INPUT ROWS »
···
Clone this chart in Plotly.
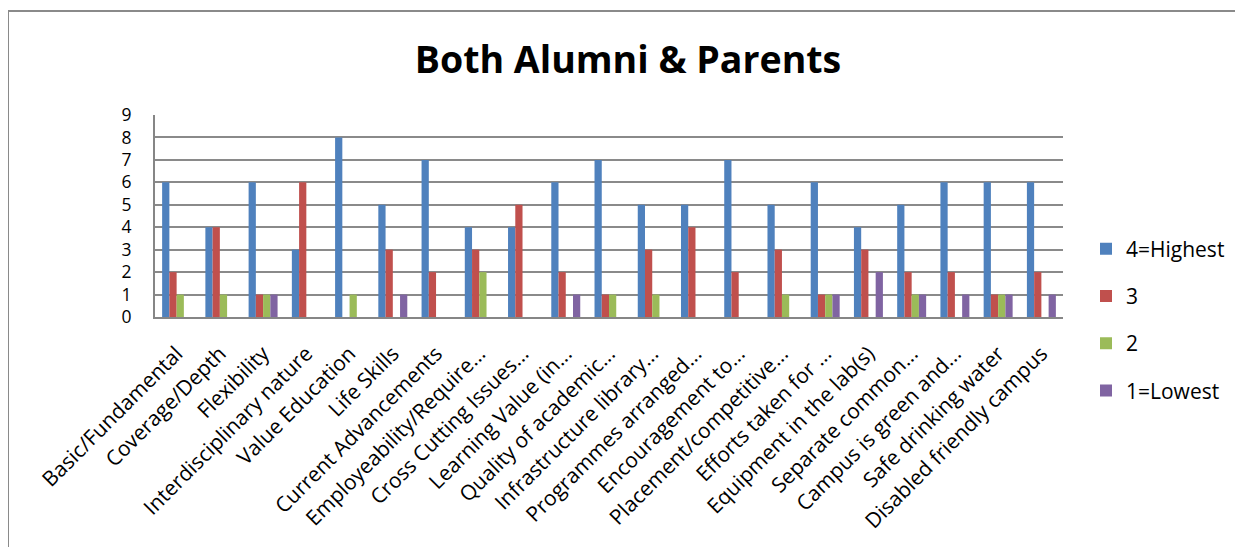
import plotly.graph_objects as go

categories = [
    "Basic/Fundamental", "Coverage/Depth", "Flexibility", "Interdisciplinary nature",
    "Value Education", "Life Skills", "Current Advancements", "Employeability/Require...",
    "Cross Cutting Issues...", "Learning Value (in...", "Quality of academic...",
    "Infrastructure library...", "Programmes arranged...", "Encouragement to...",
    "Placement/competitive...", "Efforts taken for ...", "Equipment in the lab(s)",
    "Separate common...", "Campus is green and...", "Safe drinking water",
    "Disabled friendly campus",
]
highest = [6, 4, 6, 3, 8, 5, 7, 4, 4, 6, 7, 5, 5, 7, 5, 6, 4, 5, 6, 6, 6]
three   = [2, 4, 1, 6, 0, 3, 2, 3, 5, 2, 1, 3, 4, 2, 3, 1, 3, 2, 2, 1, 2]
two     = [1, 1, 1, 0, 1, 0, 0, 2, 0, 0, 1, 1, 0, 0, 1, 1, 0, 1, 0, 1, 0]
lowest  = [0, 0, 1, 0, 0, 1, 0, 0, 0, 1, 0, 0, 0, 0, 0, 1, 2, 1, 1, 1, 1]

series = [
    ("4=Highest", highest, "#4F81BD"),
    ("3", three, "#C0504D"),
    ("2", two, "#9BBB59"),
    ("1=Lowest", lowest, "#8064A2"),
]

fig = go.Figure()
for name, vals, color in series:
    fig.add_trace(go.Bar(x=categories, y=vals, name=name, legendgroup=name,
                         marker=dict(color=color, line=dict(width=0))))

# page has an 8px body margin; figure is sized/offset to compensate
W, H = 1235, 539
L, R, T, B = 147, 180, 107, 230
ph = H - T - B
pw = W - L - R
fig.update_layout(
    width=W, height=H,
    paper_bgcolor="white", plot_bgcolor="white",
    margin=dict(l=L, r=R, t=T, b=B, autoexpand=False),
    barmode="group", bargap=0.33, bargroupgap=0,
    font=dict(family="Open Sans, Liberation Sans, sans-serif", color="black"),
    title=dict(text="<b>Both Alumni &amp; Parents</b>", x=(628 - 8) / W, xanchor="center",
               y=1 - (60 - 8) / H, yanchor="middle",
               font=dict(size=37.5, family="Open Sans, sans-serif", color="black")),
    legend=dict(x=(1086 - 8 - L) / pw, y=(T + ph - 312) / ph, xanchor="left",
                yanchor="middle", yref="paper",
                font=dict(size=21), itemsizing="constant",
                tracegroupgap=17, itemwidth=30, traceorder="grouped"),
    xaxis=dict(tickangle=-45, tickfont=dict(size=21), showline=True,
               linecolor="#868686", linewidth=2, ticks="", showgrid=False,
               automargin=False, ticklabelstandoff=14),
    yaxis=dict(range=[0, 9], dtick=1, tickfont=dict(size=17.5), showline=True,
               linecolor="#868686", linewidth=2, gridcolor="#8a8a8a", gridwidth=2,
               ticks="", zeroline=False, automargin=False, ticklabelstandoff=18),
    shapes=[
        dict(type="line", xref="paper", yref="paper", x0=(0 - L) / pw, x1=1.3,
             y0=(ph + T - 3) / ph, y1=(ph + T - 3) / ph,
             line=dict(color="#8a8a8a", width=2)),
        dict(type="line", xref="paper", yref="paper", x0=(0 - L) / pw, x1=(0 - L) / pw,
             y0=(ph + T - 3) / ph, y1=-1.3,
             line=dict(color="#8a8a8a", width=2)),
    ],
)

fig.write_html("out.html")
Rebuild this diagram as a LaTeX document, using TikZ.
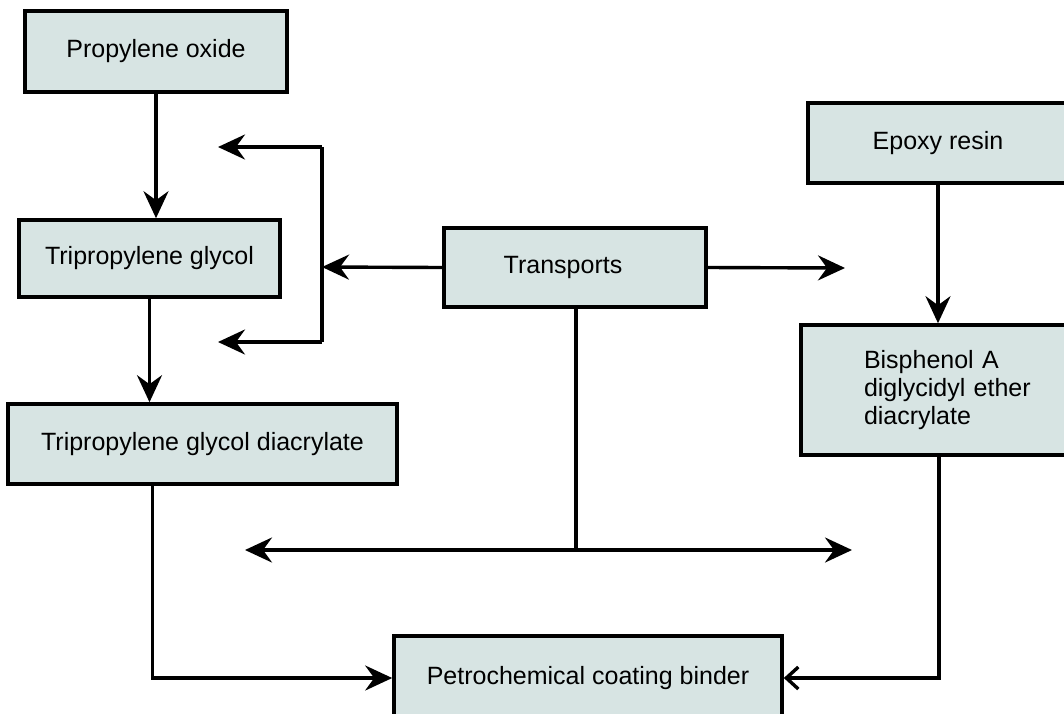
\documentclass[tikz,border=0pt]{standalone}
\usepackage{fontspec}
\setmainfont{Liberation Sans}
\usetikzlibrary{arrows.meta}
\definecolor{boxfill}{RGB}{215,228,227}
\begin{document}
\begin{tikzpicture}[x=1pt,y=-1pt,
  box/.style={draw=black, line width=3.6pt, fill=boxfill, inner sep=0pt,
    font=\fontsize{25}{28}\selectfont},
  arr/.style={line width=3.4pt, -{Stealth[length=27pt,width=25pt,inset=9pt]}},
  openarr/.style={line width=3.4pt, -{Straight Barb[length=12pt,width=22pt,line width=3.4pt]}},
  link/.style={line width=3.4pt}]
\useasboundingbox (0,0) rectangle (1064,713);
\clip (0,0) rectangle (1064,713);
\fill[white] (0,0) rectangle (1064,713);

\node[box, minimum width=262, minimum height=81] (po) at (156,51.5) {Propylene oxide};
\node[box, minimum width=261, minimum height=77] (tpg) at (149.5,258.5) {Tripropylene glycol};
\node[box, minimum width=389, minimum height=80] (tpgda) at (202.5,444) {Tripropylene glycol diacrylate};
\node[box, minimum width=262, minimum height=79] (tr) at (575,267.5) {\hspace*{-24pt}Transports};
\node[box, minimum width=260, minimum height=80] (ep) at (938,143) {Epoxy resin};
\node[box, minimum width=266, minimum height=130, align=left, text width=210, inner xsep=0pt] (bis) at (934,390)
  {\hspace*{35pt}Bisphenol A\\\hspace*{35pt}diglycidyl ether\\\hspace*{35pt}diacrylate};
\node[box, minimum width=388, minimum height=84] (pcb) at (588,678) {Petrochemical coating binder};

% coordinates
\coordinate (J) at (322,267);
\coordinate (Jt) at (322,147);
\coordinate (Jb) at (322,342);
\coordinate (At) at (218,147);
\coordinate (Ab) at (218,342);
\coordinate (Er) at (845,268);
\coordinate (M) at (576,550);
\coordinate (L) at (245,550);
\coordinate (R) at (852,550);

% left chain
\draw[arr] (po.south) -- (po.south |- tpg.north);
\draw[arr] (tpg.south) -- (tpg.south |- tpgda.north);
\draw[arr] ([xshift=-50pt]tpgda.south) |- (pcb.west);

% transports
\draw[arr] (tr.west) -- (J);
\draw[link] (Jt) -- (Jb);
\draw[arr] (Jt) -- (At);
\draw[arr] (Jb) -- (Ab);
\draw[arr] (tr.east) -- (Er);
\draw[link] ([xshift=1pt]tr.south) -- (M);
\draw[arr] (M) -- (L);
\draw[arr] (M) -- (R);

% right chain
\draw[arr] (ep.south) -- (ep.south |- bis.north);
\draw[openarr] ([xshift=5pt]bis.south) |- (pcb.east);
\end{tikzpicture}
\end{document}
···
INSTRUCTION »
Pictures are not part of the copy; reproduce everything else in the records exactly.

RESPONSE TO THIS TASK »
Clone this chart in Plotly.
import plotly.graph_objects as go

categories = [
    "Basic/Fundamental", "Coverage/Depth", "Flexibility", "Interdisciplinary nature",
    "Value Education", "Life Skills", "Current Advancements", "Employeability/Require...",
    "Cross Cutting Issues...", "Learning Value (in...", "Quality of academic...",
    "Infrastructure library...", "Programmes arranged...", "Encouragement to...",
    "Placement/competitive...", "Efforts taken for ...", "Equipment in the lab(s)",
    "Separate common...", "Campus is green and...", "Safe drinking water",
    "Disabled friendly campus",
]
highest = [6, 4, 6, 3, 8, 5, 7, 4, 4, 6, 7, 5, 5, 7, 5, 6, 4, 5, 6, 6, 6]
three   = [2, 4, 1, 6, 0, 3, 2, 3, 5, 2, 1, 3, 4, 2, 3, 1, 3, 2, 2, 1, 2]
two     = [1, 1, 1, 0, 1, 0, 0, 2, 0, 0, 1, 1, 0, 0, 1, 1, 0, 1, 0, 1, 0]
lowest  = [0, 0, 1, 0, 0, 1, 0, 0, 0, 1, 0, 0, 0, 0, 0, 1, 2, 1, 1, 1, 1]

series = [
    ("4=Highest", highest, "#4F81BD"),
    ("3", three, "#C0504D"),
    ("2", two, "#9BBB59"),
    ("1=Lowest", lowest, "#8064A2"),
]

fig = go.Figure()
for name, vals, color in series:
    fig.add_trace(go.Bar(x=categories, y=vals, name=name, legendgroup=name,
                         marker=dict(color=color, line=dict(width=0))))

# page has an 8px body margin; figure is sized/offset to compensate
W, H = 1235, 539
L, R, T, B = 147, 180, 107, 230
ph = H - T - B
pw = W - L - R
fig.update_layout(
    width=W, height=H,
    paper_bgcolor="white", plot_bgcolor="white",
    margin=dict(l=L, r=R, t=T, b=B, autoexpand=False),
    barmode="group", bargap=0.33, bargroupgap=0,
    font=dict(family="Open Sans, Liberation Sans, sans-serif", color="black"),
    title=dict(text="<b>Both Alumni &amp; Parents</b>", x=(628 - 8) / W, xanchor="center",
               y=1 - (60 - 8) / H, yanchor="middle",
               font=dict(size=37.5, family="Open Sans, sans-serif", color="black")),
    legend=dict(x=(1086 - 8 - L) / pw, y=(T + ph - 312) / ph, xanchor="left",
                yanchor="middle", yref="paper",
                font=dict(size=21), itemsizing="constant",
                tracegroupgap=17, itemwidth=30, traceorder="grouped"),
    xaxis=dict(tickangle=-45, tickfont=dict(size=21), showline=True,
               linecolor="#868686", linewidth=2, ticks="", showgrid=False,
               automargin=False, ticklabelstandoff=14),
    yaxis=dict(range=[0, 9], dtick=1, tickfont=dict(size=17.5), showline=True,
               linecolor="#868686", linewidth=2, gridcolor="#8a8a8a", gridwidth=2,
               ticks="", zeroline=False, automargin=False, ticklabelstandoff=18),
    shapes=[
        dict(type="line", xref="paper", yref="paper", x0=(0 - L) / pw, x1=1.3,
             y0=(ph + T - 3) / ph, y1=(ph + T - 3) / ph,
             line=dict(color="#8a8a8a", width=2)),
        dict(type="line", xref="paper", yref="paper", x0=(0 - L) / pw, x1=(0 - L) / pw,
             y0=(ph + T - 3) / ph, y1=-1.3,
             line=dict(color="#8a8a8a", width=2)),
    ],
)

fig.write_html("out.html")
Rebuild this diagram as a LaTeX document, using TikZ.
\documentclass[tikz,border=0pt]{standalone}
\usepackage{fontspec}
\setmainfont{Liberation Sans}
\usetikzlibrary{arrows.meta}
\definecolor{boxfill}{RGB}{215,228,227}
\begin{document}
\begin{tikzpicture}[x=1pt,y=-1pt,
  box/.style={draw=black, line width=3.6pt, fill=boxfill, inner sep=0pt,
    font=\fontsize{25}{28}\selectfont},
  arr/.style={line width=3.4pt, -{Stealth[length=27pt,width=25pt,inset=9pt]}},
  openarr/.style={line width=3.4pt, -{Straight Barb[length=12pt,width=22pt,line width=3.4pt]}},
  link/.style={line width=3.4pt}]
\useasboundingbox (0,0) rectangle (1064,713);
\clip (0,0) rectangle (1064,713);
\fill[white] (0,0) rectangle (1064,713);

\node[box, minimum width=262, minimum height=81] (po) at (156,51.5) {Propylene oxide};
\node[box, minimum width=261, minimum height=77] (tpg) at (149.5,258.5) {Tripropylene glycol};
\node[box, minimum width=389, minimum height=80] (tpgda) at (202.5,444) {Tripropylene glycol diacrylate};
\node[box, minimum width=262, minimum height=79] (tr) at (575,267.5) {\hspace*{-24pt}Transports};
\node[box, minimum width=260, minimum height=80] (ep) at (938,143) {Epoxy resin};
\node[box, minimum width=266, minimum height=130, align=left, text width=210, inner xsep=0pt] (bis) at (934,390)
  {\hspace*{35pt}Bisphenol A\\\hspace*{35pt}diglycidyl ether\\\hspace*{35pt}diacrylate};
\node[box, minimum width=388, minimum height=84] (pcb) at (588,678) {Petrochemical coating binder};

% coordinates
\coordinate (J) at (322,267);
\coordinate (Jt) at (322,147);
\coordinate (Jb) at (322,342);
\coordinate (At) at (218,147);
\coordinate (Ab) at (218,342);
\coordinate (Er) at (845,268);
\coordinate (M) at (576,550);
\coordinate (L) at (245,550);
\coordinate (R) at (852,550);

% left chain
\draw[arr] (po.south) -- (po.south |- tpg.north);
\draw[arr] (tpg.south) -- (tpg.south |- tpgda.north);
\draw[arr] ([xshift=-50pt]tpgda.south) |- (pcb.west);

% transports
\draw[arr] (tr.west) -- (J);
\draw[link] (Jt) -- (Jb);
\draw[arr] (Jt) -- (At);
\draw[arr] (Jb) -- (Ab);
\draw[arr] (tr.east) -- (Er);
\draw[link] ([xshift=1pt]tr.south) -- (M);
\draw[arr] (M) -- (L);
\draw[arr] (M) -- (R);

% right chain
\draw[arr] (ep.south) -- (ep.south |- bis.north);
\draw[openarr] ([xshift=5pt]bis.south) |- (pcb.east);
\end{tikzpicture}
\end{document}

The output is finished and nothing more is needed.